Las Vegas Sun

May 8, 2024

Guest Columnist:

‘Don’t Ask, Don’t Tell’ an anachronism

Today a House armed services subcommittee will begin the first serious examination in 15 years of the federal law commonly known as “Don’t Ask, Don’t Tell” and its effect on our clearly overextended military’s ability to fight two wars in the Middle East. The law prohibits gays and lesbians from serving openly in our armed forces.

Fifteen years ago President Clinton tried to issue an executive order abolishing such restraints. The Joint Chiefs and several powerful players, such as then-Senate Armed Services Committee Chairman Sam Nunn, D-Ga., went on the attack full throttle. It would disrupt unit cohesion, they said. Straight service members will never stand for it. The military was not the place for “social engineering.”
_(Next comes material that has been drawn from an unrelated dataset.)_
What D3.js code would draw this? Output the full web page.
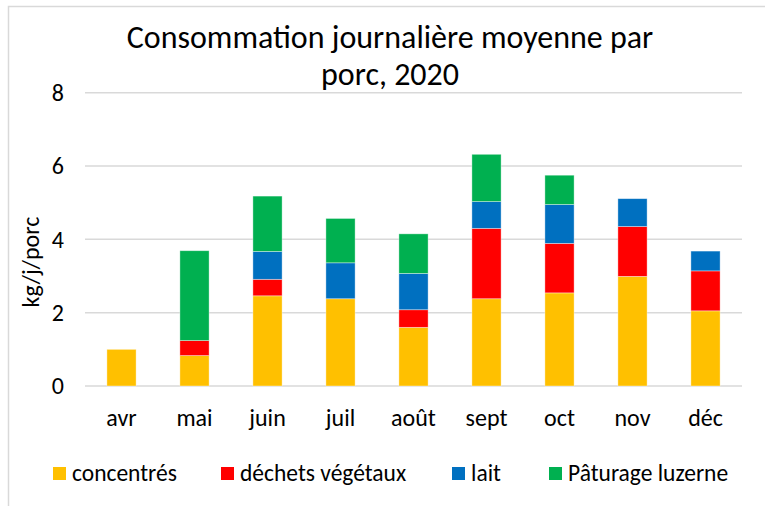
<!DOCTYPE html>
<html>
<head>
<meta charset="utf-8">
<script src="https://cdn.jsdelivr.net/npm/d3@7"></script>
<style>
  body { margin: 0; background: #fff; }
  svg { display: block; font-family: Carlito, Calibri, Lato, sans-serif; }
</style>
</head>
<body>
<div id="chart"></div>
<script>
// données (kg/j/porc)
const months = ["avr", "mai", "juin", "juil", "août", "sept", "oct", "nov", "déc"];
const concentres = [1.00, 0.83, 2.46, 2.38, 1.60, 2.38, 2.54, 2.99, 2.05];
const dechets = [0, 0.41, 0.45, 0, 0.48, 1.92, 1.35, 1.36, 1.09];
const lait = [0, 0, 0.76, 0.98, 0.99, 0.73, 1.06, 0.76, 0.54];
const paturage = [0, 2.45, 1.51, 1.21, 1.08, 1.29, 0.80, 0, 0];
const seriesNames = ["concentrés", "déchets végétaux", "lait", "Pâturage luzerne"];
const seriesColors = ["#FFC000", "#FF0000", "#0070C0", "#00B050"];
const yTicks = [0, 2, 4, 6, 8];

const width = 765, height = 506;

const svg = d3.select("#chart").append("svg")
  .attr("width", width)
  .attr("height", height);

svg.append("rect").attr("width", width).attr("height", height).attr("fill", "#fff");

// cadre du graphique
svg.append("path")
  .attr("d", `M8.5,${height}V6.5H${width}`)
  .attr("fill", "none")
  .attr("stroke", "#d9d9d9")
  .attr("stroke-width", 1.5);

const x = d3.scaleBand()
  .domain(months)
  .range([85, 742])
  .paddingInner(0.6)
  .paddingOuter(0.3);

const y = d3.scaleLinear()
  .domain([0, 8])
  .range([386, 92.7]);

// lignes de quadrillage
svg.append("g")
  .selectAll("line")
  .data(yTicks)
  .enter()
  .append("line")
  .attr("x1", 85)
  .attr("x2", 742)
  .attr("y1", d => y(d))
  .attr("y2", d => y(d))
  .attr("stroke", "#d9d9d9")
  .attr("stroke-width", 1.5);

// étiquettes de l'axe Y
svg.append("g")
  .selectAll("text")
  .data(yTicks)
  .enter()
  .append("text")
  .attr("x", 64)
  .attr("y", d => y(d))
  .attr("dy", "0.35em")
  .attr("text-anchor", "end")
  .attr("fill", "#000")
  .style("font-size", "24px")
  .text(d => d);

// tableau pour d3.stack
const table = months.map((m, i) => ({
  month: m,
  "concentrés": concentres[i],
  "déchets végétaux": dechets[i],
  "lait": lait[i],
  "Pâturage luzerne": paturage[i]
}));

const stacked = d3.stack().keys(seriesNames)(table);

svg.append("g")
  .selectAll("g")
  .data(stacked)
  .enter()
  .append("g")
  .attr("fill", (d, i) => seriesColors[i])
  .selectAll("rect")
  .data(d => d.filter(p => p[1] - p[0] > 0))
  .enter()
  .append("rect")
  .attr("x", d => x(d.data.month))
  .attr("width", x.bandwidth())
  .attr("y", d => y(d[1]))
  .attr("height", d => y(d[0]) - y(d[1]))
  .attr("stroke", "#fff")
  .attr("stroke-opacity", 0.5)
  .attr("stroke-width", 0.75);

// étiquettes de l'axe X
svg.append("g")
  .selectAll("text")
  .data(months)
  .enter()
  .append("text")
  .attr("x", d => x(d) + x.bandwidth() / 2)
  .attr("y", 426)
  .attr("text-anchor", "middle")
  .attr("fill", "#000")
  .style("font-size", "24px")
  .text(d => d);

// titre
const title = svg.append("text")
  .attr("text-anchor", "middle")
  .attr("fill", "#000")
  .style("font-size", "32px");
title.append("tspan").attr("x", 390).attr("y", 48).text("Consommation journalière moyenne par");
title.append("tspan").attr("x", 390).attr("y", 85).text("porc, 2020");

// titre de l'axe Y
svg.append("text")
  .attr("transform", "translate(39,262) rotate(-90)")
  .attr("text-anchor", "middle")
  .attr("fill", "#000")
  .style("font-size", "24px")
  .text("kg/j/porc");

// légende
const legendX = [53, 221, 452, 549];
const legend = svg.append("g")
  .selectAll("g")
  .data(seriesNames)
  .enter()
  .append("g")
  .attr("transform", (d, i) => `translate(${legendX[i]},467)`);

legend.append("rect")
  .attr("width", 13)
  .attr("height", 13)
  .attr("fill", (d, i) => seriesColors[i]);

legend.append("text")
  .attr("x", 19)
  .attr("y", 14)
  .attr("fill", "#000")
  .style("font-size", "23.5px")
  .text(d => d);
</script>
</body>
</html>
The offensive worked. Suddenly gays and lesbians were a threat, if not to our armed forces, then at least to their senior officers in the Pentagon, who had been fiercely lobbying on Capitol Hill against their commander in chief’s order. (These generals apparently had forgotten that the role of the military in our society is to salute and follow orders.) It is hard to believe now, but this question virtually paralyzed Congress and the presidency for many months in 1993.

Unfortunately, there was little discussion about whether or not qualified gays and lesbians who loved their country and wanted to serve might actually strengthen our military in critical fields. Instead, scare tactics carried the day. Clinton had to get this one behind him and move on, quickly. He withdrew the executive order. Nunn prevailed, and for the first time in our history Congress enacted a law that permitted an employer to fire a person because of sexual orientation.

The question today is the same as it was then: how best to recruit, utilize and retain good people in the military. What has changed in the intervening 15 years is that 140 members of the House of Representatives have seen the problem and sponsored a bill to repeal the ban (HR 1246).

Public opinion has changed, too. According to a recent ABC-Washington Post Poll, 75 percent of American people support allowing gays to serve in the military, “whether they ‘tell’ or not.” Polls conducted over the past three years have shown virtually the same results.

One witness the House subcommittee will hear from today is retired Army Maj. Gen. Vance Coleman, a straight black man with 30 years of military service. Coleman says in his prepared opening statement: “I have seen and experienced what happens when our armed forces treat some service personnel as second-class citizens. I also know what a difference it made when we placed qualification ahead of discrimination and tore down the walls of racial prejudice in our fighting forces. I ask Congress to repeal ‘Don’t Ask, Don’t Tell’ and allow the military to benefit from having the best and the brightest serve regardless of sexual orientation.”

Coleman enlisted in the Army at 17. He was there in 1948 when then-Chairman of the Joint Chiefs Omar Bradley resisted President Truman’s executive order to end racial segregation. The argument then was that black and Asian service members were happy in their segregated units. White soldiers would never sleep and eat and shower with black soldiers.

The same catch phrases were trotted out: “unit cohesion,” “the military is different,” “social engineering,” and so on. (Similar arguments, it should be noted, were made against admitting women to military academies.)

Notwithstanding the storm of protest his order had created on Capitol Hill and initial resistance from the Pentagon, Truman did not back down and our military — and society at large — is far stronger for it.

Gays, lesbians and bisexuals are now serving in the ranks — more than 65,000 of them, according to data from the Williams Institute at UCLA. More than 1 million have worn the uniform of this nation. That figure comes from the Urban Institute, which extrapolated data from the 2000 census. For several years gays and lesbians have been serving without fuss in the military of 24 developed nations, including Israel and all the NATO countries but Turkey. None of Nunn’s dire predictions came to pass. But in the United States, the “Don’t Ask, Don’t Tell” law is still on the books.

Truman did the right thing in 1948, but not the easiest thing. It’s always easier in the short run not to disturb the status quo. The same is true today. Congress has a unique opportunity to do the right thing, to right the wrong that Congress did in 1993. The American people have moved on. Congress can, too.

Aubrey Sarvis is executive director of the Servicemembers Legal Defense Network. The organization is a national nonprofit legal services, watchdog and policy organization that seeks to end discrimination against and harassment of military personnel affected by the “Don’t Ask, Don’t Tell” law.